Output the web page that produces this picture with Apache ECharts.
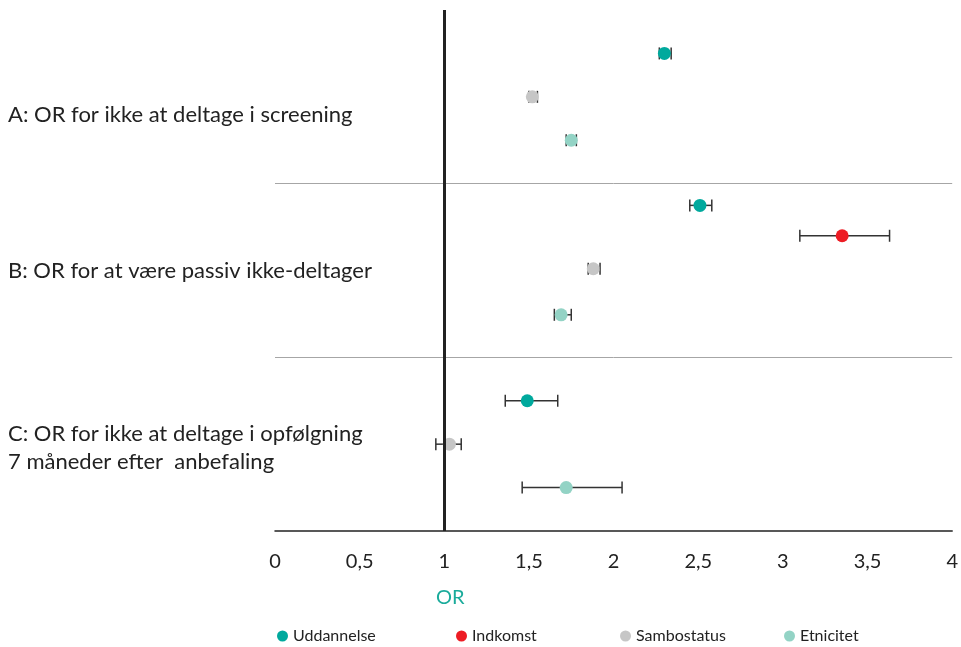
<!DOCTYPE html>
<html>
<head>
<meta charset="utf-8">
<script src="https://cdn.jsdelivr.net/npm/echarts@6/dist/echarts.min.js"></script>
<style>
html,body{margin:0;padding:0;background:#fff;}
#chart{width:961px;height:647px;}
</style>
</head>
<body>
<div id="chart"></div>
<script>
const categories = ['A: OR for ikke at deltage i screening', 'B: OR for at være passiv ikke-deltager', 'C: OR for ikke at deltage i opfølgning\n7 måneder efter  anbefaling'];
const seriesNames = ['Uddannelse', 'Indkomst', 'Sambostatus', 'Etnicitet'];
const xTicks = [0, 0.5, 1, 1.5, 2, 2.5, 3, 3.5, 4];
// rows: [group, OR, lower, upper]
const uddannelse = [[0, 2.30, 2.27, 2.34], [1, 2.51, 2.45, 2.58], [2, 1.49, 1.36, 1.67]];
const indkomst = [[1, 3.35, 3.10, 3.63]];
const sambostatus = [[0, 1.52, 1.50, 1.55], [1, 1.88, 1.85, 1.92], [2, 1.03, 0.95, 1.10]];
const etnicitet = [[0, 1.75, 1.72, 1.78], [1, 1.69, 1.65, 1.75], [2, 1.72, 1.46, 2.05]];
// vertical row position (y-axis value, 0 bottom .. 3 top)
const rowPos = {
  Uddannelse: [2.75, 1.875, 0.75],
  Indkomst: [1.70],
  Sambostatus: [2.50, 1.51, 0.50],
  Etnicitet: [2.25, 1.245, 0.25]
};
const colors = {Uddannelse: '#00a99d', Indkomst: '#ed1c24', Sambostatus: '#c6c6c6', Etnicitet: '#93d3c5'};
const dataBySeries = {Uddannelse: uddannelse, Indkomst: indkomst, Sambostatus: sambostatus, Etnicitet: etnicitet};

const chart = echarts.init(document.getElementById('chart'));
const FONT = 'Lato';

const errData = [];
const series = [];
seriesNames.forEach(name => {
  const d = dataBySeries[name];
  d.forEach((r, i) => errData.push([r[2], r[3], rowPos[name][i]]));
});

series.push({
  type: 'custom',
  name: 'err',
  z: 1,
  data: errData,
  encode: {x: [0, 1], y: 2},
  renderItem: function (params, api) {
    const y = api.value(2);
    const p1 = api.coord([api.value(0), y]);
    const p2 = api.coord([api.value(1), y]);
    const h = 6;
    const st = {stroke: '#333', lineWidth: 1.5};
    return {
      type: 'group',
      children: [
        {type: 'line', shape: {x1: p1[0], y1: p1[1], x2: p2[0], y2: p2[1]}, style: st},
        {type: 'line', shape: {x1: p1[0], y1: p1[1] - h, x2: p1[0], y2: p1[1] + h}, style: st},
        {type: 'line', shape: {x1: p2[0], y1: p2[1] - h, x2: p2[0], y2: p2[1] + h}, style: st}
      ]
    };
  },
  markLine: {
    silent: true,
    symbol: 'none',
    label: {show: false},
    lineStyle: {color: '#222', width: 3, type: 'solid'},
    data: [{xAxis: 1}]
  }
});

seriesNames.forEach(name => {
  series.push({
    type: 'scatter',
    name: name,
    z: 3,
    symbol: 'circle',
    symbolSize: 13,
    itemStyle: {color: colors[name], opacity: 1},
    data: dataBySeries[name].map((r, i) => [r[1], rowPos[name][i]])
  });
});

const legendX = [277, 456, 620, 784];
const legends = seriesNames.map((n, i) => ({
  data: [n],
  left: legendX[i],
  top: 628,
  padding: 0,
  icon: 'circle',
  itemWidth: 11,
  itemHeight: 11,
  itemGap: 0,
  textStyle: {fontFamily: FONT, fontSize: 16, color: '#222'}
}));

const labelTop = [101, 257, 420];
const graphics = categories.map((c, i) => ({
  type: 'text',
  left: 8,
  top: labelTop[i],
  style: {text: c, font: '22px ' + FONT, fill: '#222', lineHeight: 28}
}));
graphics.push({
  type: 'text', left: 436, top: 588,
  style: {text: 'OR', font: '20px ' + FONT, fill: '#1aab9b'}
});

chart.setOption({
  animation: false,
  backgroundColor: '#fff',
  grid: {left: 275, right: 4, top: 10, bottom: 116, containLabel: false},
  xAxis: {
    type: 'value', min: 0, max: 4, interval: 0.5,
    axisLine: {show: true, lineStyle: {color: '#222', width: 1.5}},
    axisTick: {show: false},
    splitLine: {show: false},
    axisLabel: {
      margin: 21, fontFamily: FONT, fontSize: 20, color: '#222',
      formatter: v => String(v).replace('.', ',')
    }
  },
  yAxis: {
    type: 'value', min: 0, max: 3, interval: 1,
    axisLine: {show: false}, axisTick: {show: false}, axisLabel: {show: false},
    splitLine: {show: true, showMinLine: false, showMaxLine: false, lineStyle: {color: '#a6a6a6', width: 1}}
  },
  legend: legends,
  graphic: graphics,
  series: series
});
</script>
</body>
</html>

▸ Your instructions
Without the pictures, print the whole listing exactly as given.

▸ Written answer
Output the web page that produces this picture with Apache ECharts.
<!DOCTYPE html>
<html>
<head>
<meta charset="utf-8">
<script src="https://cdn.jsdelivr.net/npm/echarts@6/dist/echarts.min.js"></script>
<style>
html,body{margin:0;padding:0;background:#fff;}
#chart{width:961px;height:647px;}
</style>
</head>
<body>
<div id="chart"></div>
<script>
const categories = ['A: OR for ikke at deltage i screening', 'B: OR for at være passiv ikke-deltager', 'C: OR for ikke at deltage i opfølgning\n7 måneder efter  anbefaling'];
const seriesNames = ['Uddannelse', 'Indkomst', 'Sambostatus', 'Etnicitet'];
const xTicks = [0, 0.5, 1, 1.5, 2, 2.5, 3, 3.5, 4];
// rows: [group, OR, lower, upper]
const uddannelse = [[0, 2.30, 2.27, 2.34], [1, 2.51, 2.45, 2.58], [2, 1.49, 1.36, 1.67]];
const indkomst = [[1, 3.35, 3.10, 3.63]];
const sambostatus = [[0, 1.52, 1.50, 1.55], [1, 1.88, 1.85, 1.92], [2, 1.03, 0.95, 1.10]];
const etnicitet = [[0, 1.75, 1.72, 1.78], [1, 1.69, 1.65, 1.75], [2, 1.72, 1.46, 2.05]];
// vertical row position (y-axis value, 0 bottom .. 3 top)
const rowPos = {
  Uddannelse: [2.75, 1.875, 0.75],
  Indkomst: [1.70],
  Sambostatus: [2.50, 1.51, 0.50],
  Etnicitet: [2.25, 1.245, 0.25]
};
const colors = {Uddannelse: '#00a99d', Indkomst: '#ed1c24', Sambostatus: '#c6c6c6', Etnicitet: '#93d3c5'};
const dataBySeries = {Uddannelse: uddannelse, Indkomst: indkomst, Sambostatus: sambostatus, Etnicitet: etnicitet};

const chart = echarts.init(document.getElementById('chart'));
const FONT = 'Lato';

const errData = [];
const series = [];
seriesNames.forEach(name => {
  const d = dataBySeries[name];
  d.forEach((r, i) => errData.push([r[2], r[3], rowPos[name][i]]));
});

series.push({
  type: 'custom',
  name: 'err',
  z: 1,
  data: errData,
  encode: {x: [0, 1], y: 2},
  renderItem: function (params, api) {
    const y = api.value(2);
    const p1 = api.coord([api.value(0), y]);
    const p2 = api.coord([api.value(1), y]);
    const h = 6;
    const st = {stroke: '#333', lineWidth: 1.5};
    return {
      type: 'group',
      children: [
        {type: 'line', shape: {x1: p1[0], y1: p1[1], x2: p2[0], y2: p2[1]}, style: st},
        {type: 'line', shape: {x1: p1[0], y1: p1[1] - h, x2: p1[0], y2: p1[1] + h}, style: st},
        {type: 'line', shape: {x1: p2[0], y1: p2[1] - h, x2: p2[0], y2: p2[1] + h}, style: st}
      ]
    };
  },
  markLine: {
    silent: true,
    symbol: 'none',
    label: {show: false},
    lineStyle: {color: '#222', width: 3, type: 'solid'},
    data: [{xAxis: 1}]
  }
});

seriesNames.forEach(name => {
  series.push({
    type: 'scatter',
    name: name,
    z: 3,
    symbol: 'circle',
    symbolSize: 13,
    itemStyle: {color: colors[name], opacity: 1},
    data: dataBySeries[name].map((r, i) => [r[1], rowPos[name][i]])
  });
});

const legendX = [277, 456, 620, 784];
const legends = seriesNames.map((n, i) => ({
  data: [n],
  left: legendX[i],
  top: 628,
  padding: 0,
  icon: 'circle',
  itemWidth: 11,
  itemHeight: 11,
  itemGap: 0,
  textStyle: {fontFamily: FONT, fontSize: 16, color: '#222'}
}));

const labelTop = [101, 257, 420];
const graphics = categories.map((c, i) => ({
  type: 'text',
  left: 8,
  top: labelTop[i],
  style: {text: c, font: '22px ' + FONT, fill: '#222', lineHeight: 28}
}));
graphics.push({
  type: 'text', left: 436, top: 588,
  style: {text: 'OR', font: '20px ' + FONT, fill: '#1aab9b'}
});

chart.setOption({
  animation: false,
  backgroundColor: '#fff',
  grid: {left: 275, right: 4, top: 10, bottom: 116, containLabel: false},
  xAxis: {
    type: 'value', min: 0, max: 4, interval: 0.5,
    axisLine: {show: true, lineStyle: {color: '#222', width: 1.5}},
    axisTick: {show: false},
    splitLine: {show: false},
    axisLabel: {
      margin: 21, fontFamily: FONT, fontSize: 20, color: '#222',
      formatter: v => String(v).replace('.', ',')
    }
  },
  yAxis: {
    type: 'value', min: 0, max: 3, interval: 1,
    axisLine: {show: false}, axisTick: {show: false}, axisLabel: {show: false},
    splitLine: {show: true, showMinLine: false, showMaxLine: false, lineStyle: {color: '#a6a6a6', width: 1}}
  },
  legend: legends,
  graphic: graphics,
  series: series
});
</script>
</body>
</html>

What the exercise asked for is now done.